Pleiotropic effects and phenotype reduction observed after 5-Azacytidine treatment can be primarily ascribed to an increase in ZmMRP4 expression level and transport activity, which, indirectly, may promote mips1s transcription by removing the hypothetical metabolic negative feedback. Alternatively, demethylation might remove epigenetic silencing marks from both ZmMRP4 and mips1s genomic sequences, restoring their transcription potential.

A further explanation may be that HIP phenotype and pleiotropic effects reduction in lpa1-241 mutant after5-Azacytidine treatment may be because of an epigenetic activation of one or multiple genes, which contribute to partially overcome the lpa1-241 mutant phenotype.

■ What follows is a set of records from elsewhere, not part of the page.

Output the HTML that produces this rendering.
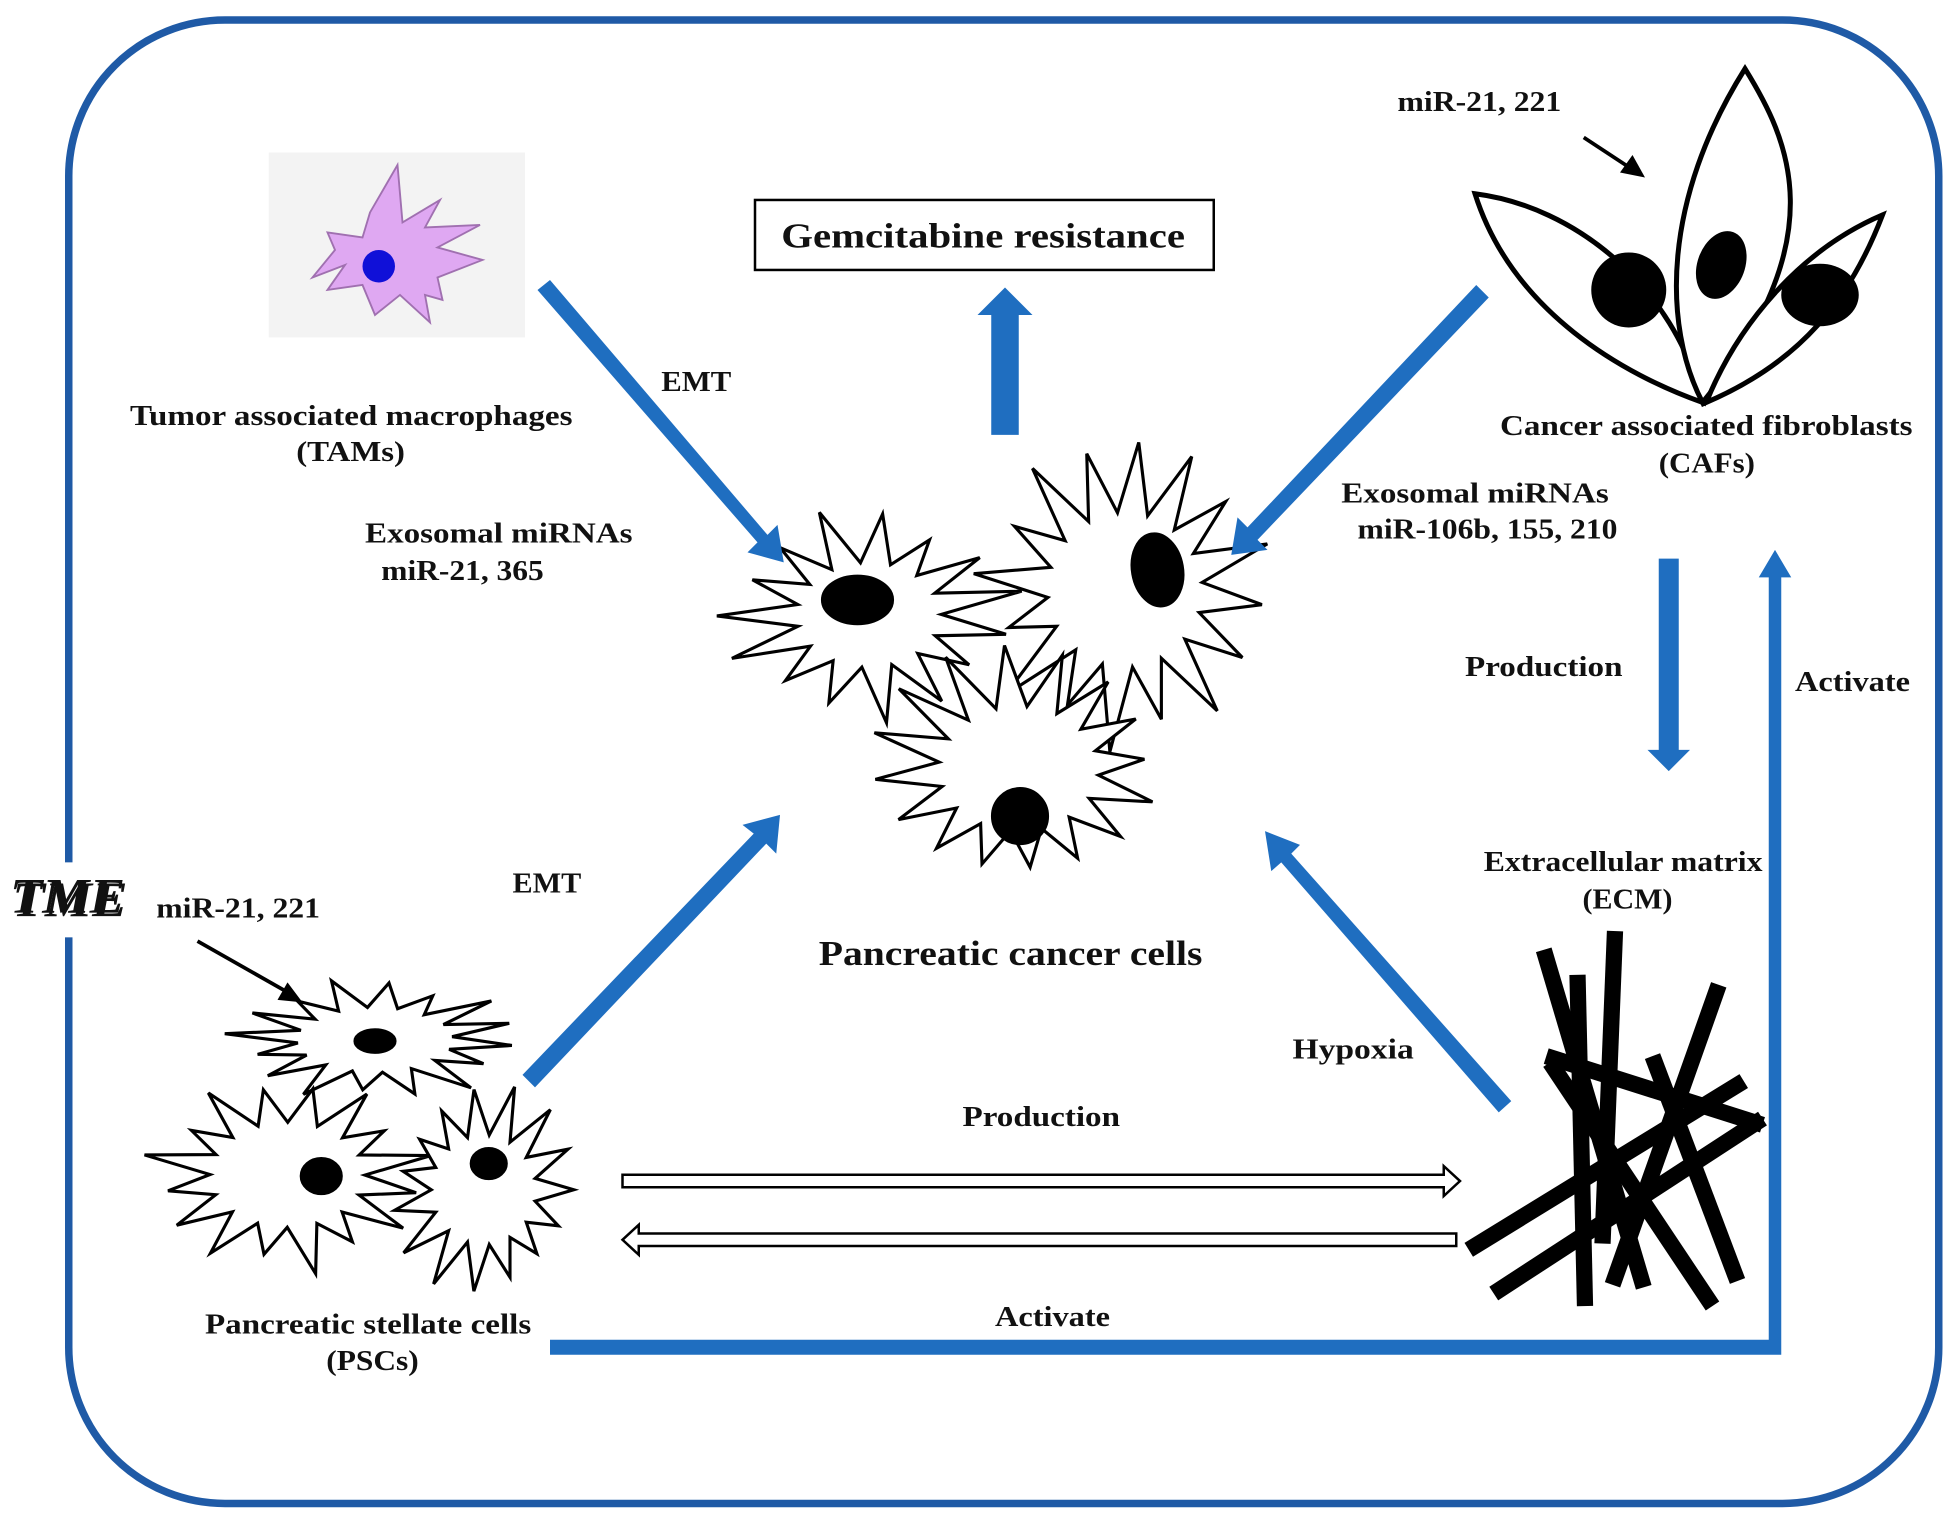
<!DOCTYPE html>
<html><head><meta charset="utf-8"><style>
html,body{margin:0;padding:0;background:#fff}
svg{display:block}
text{font-family:"Liberation Serif",serif;font-weight:bold;fill:#111}
</style></head><body>
<svg id="s" width="1960" height="1526" viewBox="0 0 1568 1221" preserveAspectRatio="none">
<rect x="55" y="16" width="1496" height="1187" rx="125" ry="125" fill="none" stroke="#1f5aa6" stroke-width="6"/>
<rect x="4" y="690" width="100" height="60" fill="#fff"/>
<text x="8" y="730" font-size="40" font-style="italic" fill="#999" transform="translate(2,3)" textLength="92" lengthAdjust="spacingAndGlyphs">TME</text>
<text x="8" y="730" font-size="40" font-style="italic" textLength="92" lengthAdjust="spacingAndGlyphs">TME</text>

<g id="cells" stroke="#000" stroke-width="2.5" fill="#fff"></g>

<!-- TAM -->
<rect x="215" y="122" width="205" height="148" fill="#f3f3f3"/>
<path d="M318,132 L322,178 L352,160 L340,182 L384,180 L350,198 L386,208 L350,222 L354,240 L340,236 L344,258 L320,236 L300,252 L290,228 L262,232 L276,212 L250,222 L268,200 L262,186 L290,190 L296,170 Z" fill="#dfa8f2" stroke="#a070b0" stroke-width="1.5"/>
<circle cx="303" cy="213" r="13" fill="#1010d8"/>

<!-- CAFs -->
<g fill="#fff" stroke="#000" stroke-width="4">
<path d="M1180,155 C1260,165 1340,230 1362,322 C1300,300 1210,250 1180,155 Z"/>
<path d="M1396,55 C1430,110 1470,190 1362,322 C1330,260 1330,160 1396,55 Z"/>
<path d="M1506,172 C1480,240 1440,290 1365,322 C1390,260 1440,200 1506,172 Z"/>
</g>
<ellipse cx="1303" cy="232" rx="30" ry="30"/>
<ellipse cx="1377" cy="212" rx="19" ry="28" transform="rotate(20 1377 212)"/>
<ellipse cx="1456" cy="236" rx="31" ry="25"/>

<!-- ECM -->
<g stroke="#000" stroke-width="13">
<line x1="1235" y1="760" x2="1315" y2="1030"/>
<line x1="1262" y1="780" x2="1268" y2="1045"/>
<line x1="1292" y1="745" x2="1282" y2="995"/>
<line x1="1375" y1="788" x2="1290" y2="1028"/>
<line x1="1322" y1="845" x2="1390" y2="1025"/>
<line x1="1240" y1="850" x2="1370" y2="1045"/>
<line x1="1237" y1="845" x2="1410" y2="900"/>
<line x1="1175" y1="1000" x2="1395" y2="865"/>
<line x1="1195" y1="1035" x2="1410" y2="895"/>
</g>

<!-- blue arrows -->
<g fill="#1f6ec0">
<polygon points="430,232 440,224 614,428 622,420 627,450 598,442 606,434"/>
<polygon points="793,348 815,348 815,252 826,252 804,230 782,252 793,252"/>
<polygon points="1181,228 1191,238 1006,432 1014,440 985,444 990,414 998,422"/>
<polygon points="418,860 428,870 613,675 621,683 624,652 594,660 603,667"/>
<polygon points="1209,881 1199,890 1025,690 1017,697 1012,665 1040,676 1033,683"/>
<polygon points="1327,447 1343,447 1343,600 1352,600 1335,617 1318,600 1327,600"/>
<polygon points="440,1072 1415,1072 1415,462 1407,462 1420,440 1433,462 1425,462 1425,1084 440,1084"/>
</g>
<!-- hollow arrows -->
<g fill="#fff" stroke="#000" stroke-width="2">
<polygon points="498,940 1155,940 1155,933 1168,945 1155,957 1155,950 498,950"/>
<polygon points="1165,987 511,987 511,980 498,992 511,1004 511,997 1165,997"/>
</g>

<rect x="604" y="160" width="367" height="56" fill="#fff" stroke="#000" stroke-width="2"/>
<text x="625" y="198" font-size="28" textLength="323" lengthAdjust="spacingAndGlyphs">Gemcitabine resistance</text>

<g font-size="22.5">
<text x="104" y="340" textLength="354" lengthAdjust="spacingAndGlyphs">Tumor associated macrophages</text>
<text x="237" y="369" textLength="87" lengthAdjust="spacingAndGlyphs">(TAMs)</text>
<text x="529" y="313" textLength="56" lengthAdjust="spacingAndGlyphs">EMT</text>
<text x="292" y="434" textLength="214" lengthAdjust="spacingAndGlyphs">Exosomal miRNAs</text>
<text x="305" y="464" textLength="130" lengthAdjust="spacingAndGlyphs">miR-21, 365</text>
<text x="1118" y="89" textLength="131" lengthAdjust="spacingAndGlyphs">miR-21, 221</text>
<text x="1200" y="348" textLength="330" lengthAdjust="spacingAndGlyphs">Cancer associated fibroblasts</text>
<text x="1327" y="378" textLength="77" lengthAdjust="spacingAndGlyphs">(CAFs)</text>
<text x="1073" y="402" textLength="214" lengthAdjust="spacingAndGlyphs">Exosomal miRNAs</text>
<text x="1086" y="431" textLength="208" lengthAdjust="spacingAndGlyphs">miR-106b, 155, 210</text>
<text x="1172" y="541" textLength="126" lengthAdjust="spacingAndGlyphs">Production</text>
<text x="1436" y="553" textLength="92" lengthAdjust="spacingAndGlyphs">Activate</text>
<text x="1187" y="697" textLength="223" lengthAdjust="spacingAndGlyphs">Extracellular matrix</text>
<text x="1266" y="727" textLength="72" lengthAdjust="spacingAndGlyphs">(ECM)</text>
<text x="410" y="714" textLength="55" lengthAdjust="spacingAndGlyphs">EMT</text>
<text x="125" y="734" textLength="131" lengthAdjust="spacingAndGlyphs">miR-21, 221</text>
<text x="655" y="772" font-size="28" textLength="307" lengthAdjust="spacingAndGlyphs">Pancreatic cancer cells</text>
<text x="1034" y="847" textLength="97" lengthAdjust="spacingAndGlyphs">Hypoxia</text>
<text x="770" y="901" textLength="126" lengthAdjust="spacingAndGlyphs">Production</text>
<text x="796" y="1061" textLength="92" lengthAdjust="spacingAndGlyphs">Activate</text>
<text x="164" y="1067" textLength="261" lengthAdjust="spacingAndGlyphs">Pancreatic stellate cells</text>
<text x="261" y="1096" textLength="74" lengthAdjust="spacingAndGlyphs">(PSCs)</text>
</g>
<g stroke="#000" stroke-width="3"><line x1="1267" y1="110" x2="1305" y2="135"/><line x1="158" y1="753" x2="232" y2="795"/></g>
<polygon points="1316,142 1296,138 1306,124" fill="#000"/>
<polygon points="242,802 222,800 230,786" fill="#000"/>
</svg>
<script>
var g=document.getElementById('cells'),ns='http://www.w3.org/2000/svg';
function star(cx,cy,rx,ry,irx,iry,n,rot,seed){var p=[];for(var i=0;i<2*n;i++){var a=rot+Math.PI*i/n;var j=1+0.12*Math.sin(i*seed);var ox=(i%2?irx:rx*j),oy=(i%2?iry:ry*j);p.push((cx+ox*Math.cos(a)).toFixed(1)+','+(cy+oy*Math.sin(a)).toFixed(1));}
var e=document.createElementNS(ns,'polygon');e.setAttribute('points',p.join(' '));g.appendChild(e);}
function nuc(cx,cy,rx,ry,r){var e=document.createElementNS(ns,'ellipse');e.setAttribute('cx',cx);e.setAttribute('cy',cy);e.setAttribute('rx',rx);e.setAttribute('ry',ry);e.setAttribute('fill','#000');if(r)e.setAttribute('transform','rotate('+r+' '+cx+' '+cy+')');g.appendChild(e);}
star(695,492,112,78,58,42,15,0.2,2.3);
star(900,472,110,118,62,62,16,0.1,1.7);
star(815,615,112,90,64,50,16,0.3,2.9);
nuc(686,480,28,19);nuc(926,456,20,29,-10);nuc(816,653,22,22);
star(300,832,110,45,62,26,16,0.1,2.1);
star(230,940,105,72,62,42,16,0.2,1.3);
star(387,952,72,78,42,44,15,0.0,2.7);
nuc(300,833,16,9);nuc(257,941,16,14);nuc(391,931,14,12);
</script>
</body></html>
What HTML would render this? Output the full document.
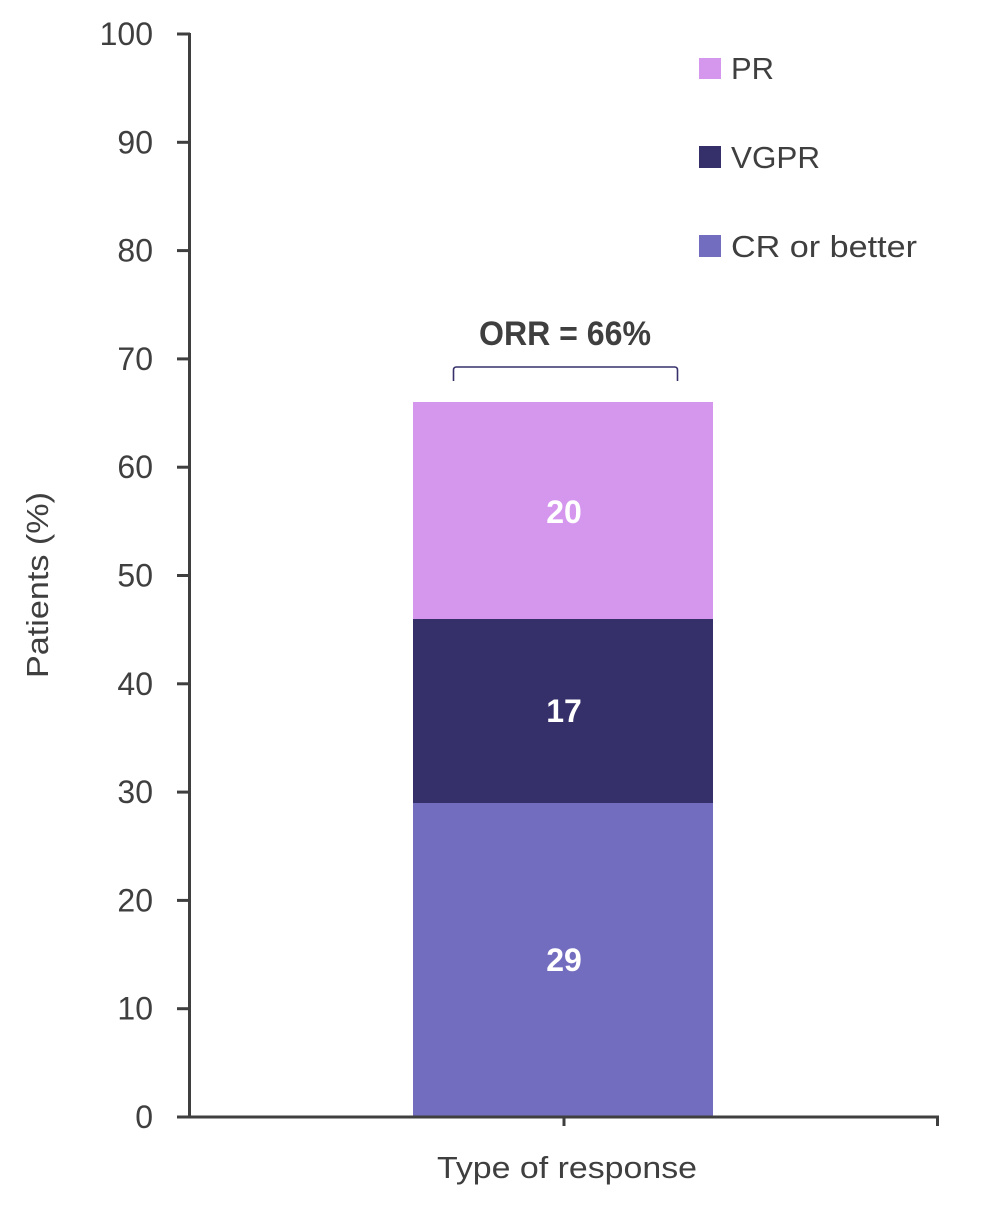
<!DOCTYPE html>
<html>
<head>
<meta charset="utf-8">
<style>
  html,body{margin:0;padding:0;background:#fff;}
  svg{display:block;}
  text{font-family:"Liberation Sans",sans-serif;}
</style>
</head>
<body>
<svg width="1000" height="1207" viewBox="0 0 1000 1207" xmlns="http://www.w3.org/2000/svg">
  <rect x="0" y="0" width="1000" height="1207" fill="#ffffff"/>

  <!-- bars -->
  <rect x="413" y="402" width="300" height="217" fill="#d597ee"/>
  <rect x="413" y="619" width="300" height="184" fill="#35306a"/>
  <rect x="413" y="803" width="300" height="314" fill="#736dc0"/>

  <!-- bar labels -->
  <g fill="#ffffff" font-weight="bold" font-size="32" text-anchor="middle">
    <text x="564" y="523">20</text>
    <text x="564" y="722">17</text>
    <text x="564" y="971">29</text>
  </g>

  <!-- axes -->
  <g stroke="#3f3f3f" stroke-width="3" fill="none">
    <line x1="189.5" y1="33" x2="189.5" y2="1118.5"/>
    <line x1="188" y1="1117" x2="939" y2="1117"/>
    <line x1="564" y1="1117" x2="564" y2="1126"/>
    <line x1="937.5" y1="1117" x2="937.5" y2="1126"/>
    <line x1="177" y1="34" x2="190" y2="34"/>
    <line x1="177" y1="142.3" x2="190" y2="142.3"/>
    <line x1="177" y1="250.6" x2="190" y2="250.6"/>
    <line x1="177" y1="358.9" x2="190" y2="358.9"/>
    <line x1="177" y1="467.2" x2="190" y2="467.2"/>
    <line x1="177" y1="575.5" x2="190" y2="575.5"/>
    <line x1="177" y1="683.8" x2="190" y2="683.8"/>
    <line x1="177" y1="792.1" x2="190" y2="792.1"/>
    <line x1="177" y1="900.4" x2="190" y2="900.4"/>
    <line x1="177" y1="1008.7" x2="190" y2="1008.7"/>
    <line x1="177" y1="1117" x2="190" y2="1117"/>
  </g>

  <!-- y tick labels -->
  <g fill="#3f3f3f" font-size="32" text-anchor="end">
    <text x="153" y="45">100</text>
    <text x="153" y="153.3">90</text>
    <text x="153" y="261.6">80</text>
    <text x="153" y="369.9">70</text>
    <text x="153" y="478.2">60</text>
    <text x="153" y="586.5">50</text>
    <text x="153" y="694.8">40</text>
    <text x="153" y="803.1">30</text>
    <text x="153" y="911.4">20</text>
    <text x="153" y="1019.7">10</text>
    <text x="153" y="1128">0</text>
  </g>

  <!-- axis titles -->
  <text x="567" y="1178" fill="#3f3f3f" font-size="31" text-anchor="middle" textLength="260" lengthAdjust="spacingAndGlyphs">Type of response</text>
  <text transform="translate(48,585) rotate(-90)" fill="#3f3f3f" font-size="31" text-anchor="middle" textLength="186" lengthAdjust="spacingAndGlyphs">Patients (%)</text>

  <!-- ORR annotation -->
  <text x="565" y="345" fill="#3f3f3f" font-size="34" font-weight="bold" text-anchor="middle" textLength="172" lengthAdjust="spacingAndGlyphs">ORR = 66%</text>
  <path d="M453.5,381 L453.5,370 Q453.5,367 456.5,367 L674.5,367 Q677.5,367 677.5,370 L677.5,381" fill="none" stroke="#35306a" stroke-width="1.6"/>

  <!-- legend -->
  <rect x="699" y="58" width="22" height="21" fill="#d597ee"/>
  <rect x="699" y="146" width="22" height="22" fill="#35306a"/>
  <rect x="699" y="235" width="22" height="22" fill="#736dc0"/>
  <g fill="#3f3f3f" font-size="31">
    <text x="731" y="79" textLength="43" lengthAdjust="spacingAndGlyphs">PR</text>
    <text x="731" y="168" textLength="89" lengthAdjust="spacingAndGlyphs">VGPR</text>
    <text x="731" y="257" textLength="186" lengthAdjust="spacingAndGlyphs">CR or better</text>
  </g>
</svg>
</body>
</html>
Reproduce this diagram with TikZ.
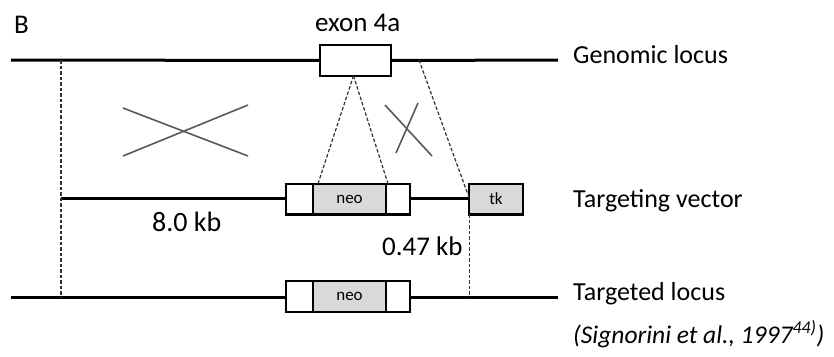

Several mutants affecting paramutation have been isolated in maize: one mediator of paramutation1 (mop1) and three required to maintain repression (rmr1, rmr2 and rmr6) (Dorweiler et al. 2000, Hollick and Chandler 2001, Hollick et al., 2005). Mop1 encodes for an RNA-dependent RNA polymerase, which, together with Rmr2 (Hollick and Chandler 2001), is required for somatic maintenance of the paramutant state of Pl’ and B’ but not R’ allele. Mop1 is also required to establish silencing at b1 and r1 loci (Dorweiler et al. 2000, Alleman et al., 2006), and is able to progressively reactivate a silenced MuDR element (Woodhouse et al., 2006).

Analysis of progenies obtained by crossing the mop1-1 mutant with our lpa mutants (Figure 6) showed that mop1-1 mutant is not involved in the maintenance of the silenced state of lpa1-241 allele. So far, we do not know whether paramutation is also affected, and we plan to do this experiment in the near future. Mop1 is an RNA-dependent RNA polymerase possibly involved in maintaining a threshold level of some kind of silencing RNA, which mediates transcriptional gene silencing (Alleman et al., 2006). Although 5-Azacytidine can significantly revert lpa1-241 phenotype, mop1 mutation cannot. This evidence indicates that the hypothetical silencing phenomenon seems somewhat similar to r1 locus paramutation (Brink, 1956).

Further studies will be necessary to understand the mechanism of establishment and maintenance of these lpa1 epialleles, and in particular we are planning to study chromatin structure in this region.

In conclusion, this is the first report of a paramutation phenomenon involving a fundamental metabolic pathway in maize, which might be the tip of an iceberg of homology-sensing mechanisms involved in several biological phenomena, not so far fully understood, such as heterosis.